| Data section |
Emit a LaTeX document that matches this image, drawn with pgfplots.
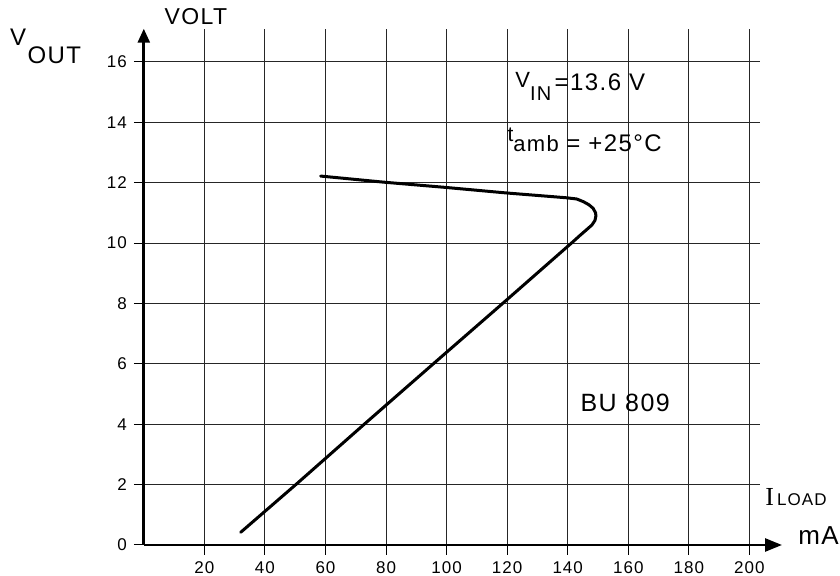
\documentclass[border=0pt]{standalone}
\usepackage{fontspec}
\setmainfont{Liberation Sans}[LetterSpace=6]
\newfontfamily\serifI{Liberation Serif}
\usepackage{pgfplots}
\pgfplotsset{compat=1.18}
\usetikzlibrary{arrows.meta}
\begin{document}
\begin{tikzpicture}
\path[use as bounding box] (-71.9pt,-15.5pt) rectangle (348.1pt,272.5pt);
\begin{axis}[
  at={(0,0)}, anchor=origin,
  x=1.514pt, y=15.095pt,
  xmin=0, xmax=203.5, ymin=0, ymax=17.1,
  axis lines=left,
  axis line style={line width=1.3pt, black},
  x axis line style={-{Triangle[length=8.5pt,width=6.5pt]}, shorten >=-11pt},
  y axis line style={-{Triangle[length=7pt,width=6pt]}},
  xtick={20,40,...,200}, ytick={0,2,...,16},
  grid=major, grid style={line width=0.5pt, black!85},
  tick align=outside, major tick length=5pt,
  tick style={line width=0.5pt, black},
  ticklabel style={font=\fontsize{8.5}{10}\selectfont},
  /pgf/number format/assume math mode=true,
  clip=false,
]
\addplot[black, line width=1.5pt, line join=round, line cap=round] coordinates {
  (32.0,0.42) (50.2,2.0) (72.8,4.0) (95.6,6.0) (118.5,8.0)
  (141.8,10.05) (144.0,10.25) (146.3,10.45) (148.0,10.6) (149.0,10.75)
  (149.3,10.9) (149.2,11.0) (148.4,11.15) (147.0,11.27) (145.2,11.37)
  (143.0,11.46) (139.7,11.5) (119.8,11.66)
  (99,11.85) (79,12.02) (58.4,12.22)
};
\node[anchor=center, inner sep=0pt, font=\fontsize{11.5}{12}\selectfont] at (axis cs:17.2,17.49) {VOLT};
\node[anchor=base, inner sep=0pt, font=\fontsize{12}{12}\selectfont] at (axis cs:-41.5,16.55) {V};
\node[anchor=base west, inner sep=0pt, font=\fontsize{12}{14}\selectfont] at (axis cs:-38.5,15.94) {OUT};
\node[anchor=base west, inner sep=0pt] at (axis cs:122.6,15.07)
  {\fontsize{11}{11}\selectfont\raisebox{1.5pt}{V}\fontsize{10}{11}\selectfont\raisebox{-5pt}{IN}\,\fontsize{12}{14}\selectfont =13.6 V};
\node[anchor=base west, inner sep=0pt] at (axis cs:120.0,13.02)
  {\fontsize{10.5}{11}\selectfont\raisebox{5pt}{t}\fontsize{11}{12}\selectfont amb\ \fontsize{12}{14}\selectfont = +25°C};
\node[anchor=base west, inner sep=0pt, font=\fontsize{12.5}{14}\selectfont] at (axis cs:144.1,4.41) {BU 809};
\node[anchor=base west, inner sep=0pt] at (axis cs:205.1,1.32)
  {{\serifI\fontsize{13}{14}\selectfont I}\,\fontsize{8.5}{10}\selectfont LOAD};
\node[anchor=base west, inner sep=0pt, font=\fontsize{13}{14}\selectfont] at (axis cs:216,0.0) {mA};
\end{axis}
\end{tikzpicture}
\end{document}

| Task objective |
Omit the pictures, then quote the rest of the material above exactly.

| Task response |
Emit a LaTeX document that matches this image, drawn with pgfplots.
\documentclass[border=0pt]{standalone}
\usepackage{fontspec}
\setmainfont{Liberation Sans}[LetterSpace=6]
\newfontfamily\serifI{Liberation Serif}
\usepackage{pgfplots}
\pgfplotsset{compat=1.18}
\usetikzlibrary{arrows.meta}
\begin{document}
\begin{tikzpicture}
\path[use as bounding box] (-71.9pt,-15.5pt) rectangle (348.1pt,272.5pt);
\begin{axis}[
  at={(0,0)}, anchor=origin,
  x=1.514pt, y=15.095pt,
  xmin=0, xmax=203.5, ymin=0, ymax=17.1,
  axis lines=left,
  axis line style={line width=1.3pt, black},
  x axis line style={-{Triangle[length=8.5pt,width=6.5pt]}, shorten >=-11pt},
  y axis line style={-{Triangle[length=7pt,width=6pt]}},
  xtick={20,40,...,200}, ytick={0,2,...,16},
  grid=major, grid style={line width=0.5pt, black!85},
  tick align=outside, major tick length=5pt,
  tick style={line width=0.5pt, black},
  ticklabel style={font=\fontsize{8.5}{10}\selectfont},
  /pgf/number format/assume math mode=true,
  clip=false,
]
\addplot[black, line width=1.5pt, line join=round, line cap=round] coordinates {
  (32.0,0.42) (50.2,2.0) (72.8,4.0) (95.6,6.0) (118.5,8.0)
  (141.8,10.05) (144.0,10.25) (146.3,10.45) (148.0,10.6) (149.0,10.75)
  (149.3,10.9) (149.2,11.0) (148.4,11.15) (147.0,11.27) (145.2,11.37)
  (143.0,11.46) (139.7,11.5) (119.8,11.66)
  (99,11.85) (79,12.02) (58.4,12.22)
};
\node[anchor=center, inner sep=0pt, font=\fontsize{11.5}{12}\selectfont] at (axis cs:17.2,17.49) {VOLT};
\node[anchor=base, inner sep=0pt, font=\fontsize{12}{12}\selectfont] at (axis cs:-41.5,16.55) {V};
\node[anchor=base west, inner sep=0pt, font=\fontsize{12}{14}\selectfont] at (axis cs:-38.5,15.94) {OUT};
\node[anchor=base west, inner sep=0pt] at (axis cs:122.6,15.07)
  {\fontsize{11}{11}\selectfont\raisebox{1.5pt}{V}\fontsize{10}{11}\selectfont\raisebox{-5pt}{IN}\,\fontsize{12}{14}\selectfont =13.6 V};
\node[anchor=base west, inner sep=0pt] at (axis cs:120.0,13.02)
  {\fontsize{10.5}{11}\selectfont\raisebox{5pt}{t}\fontsize{11}{12}\selectfont amb\ \fontsize{12}{14}\selectfont = +25°C};
\node[anchor=base west, inner sep=0pt, font=\fontsize{12.5}{14}\selectfont] at (axis cs:144.1,4.41) {BU 809};
\node[anchor=base west, inner sep=0pt] at (axis cs:205.1,1.32)
  {{\serifI\fontsize{13}{14}\selectfont I}\,\fontsize{8.5}{10}\selectfont LOAD};
\node[anchor=base west, inner sep=0pt, font=\fontsize{13}{14}\selectfont] at (axis cs:216,0.0) {mA};
\end{axis}
\end{tikzpicture}
\end{document}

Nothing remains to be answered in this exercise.